On September 15, 2020, the Berkeley City Council renamed Shattuck Avenue East to honor Kala Bagai, an Indian immigrant activist and leader who fought tirelessly against racial prejudice in early 20th century Berkeley. Her life’s work is now commemorated in Kala Bagai Way.

When Bagai came to the US with her family in 1915, she was one of only a handful of South Asian women in the country, and her arrival to Berkeley was met with hostility and racism. However, Bagai, also known as “Mother India,” remained driven and resilient in the face of adversity and built one of the earliest South Asian communities in the US.

Cal alumna, community activist, and historian Barnali Ghosh M.L.A. ’01, along with her husband, Anirvan Chatterjee, created and led the year-long public campaign for the renaming of the two-block eastern stretch of Shattuck Avenue.
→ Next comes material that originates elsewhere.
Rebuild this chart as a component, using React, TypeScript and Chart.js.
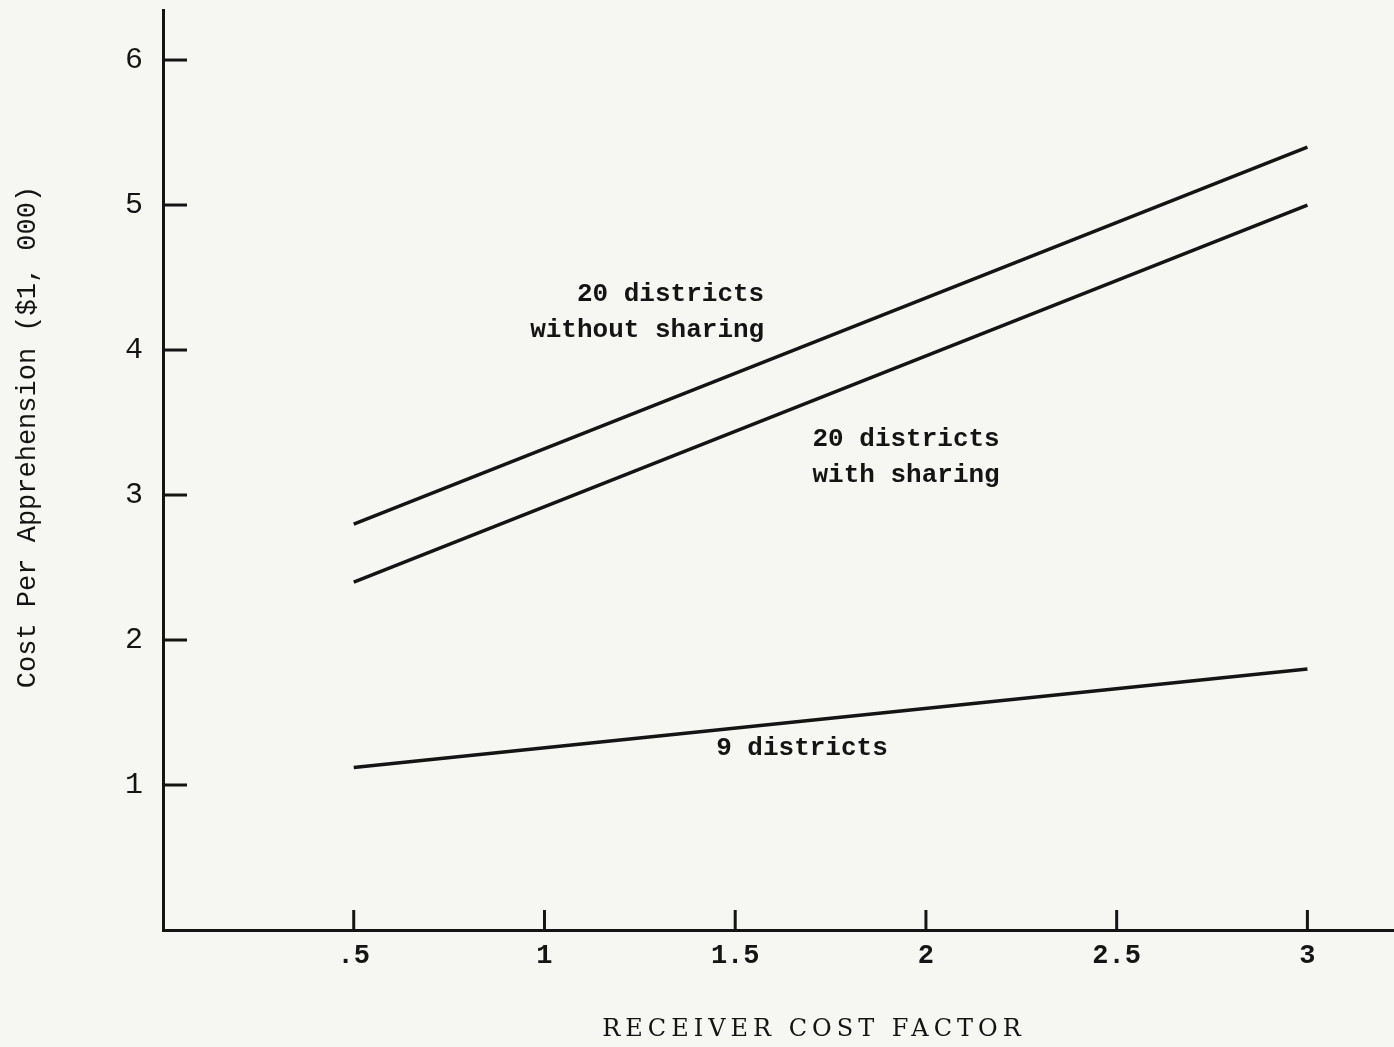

It was part of the couple’s continuing efforts to make Berkeley more accepting of its Asian American population and to help South Asian immigrants feel welcome in the city, as well as more connected to cultural histories of social-justice activism.

In 2012, Ghosh and Chatterjee started the Berkeley South Asian Radical History Walking Tour. The walking tour gives much-needed prominence to Berkeley’s South Asian history and makes the narratives of oppressed individuals with roots in South Asia more accessible. It attracts not only the South Asian community in Berkeley, but the wider community as well; the couple never shies away from addressing systems of oppression such as casteism or heterosexism during their tours.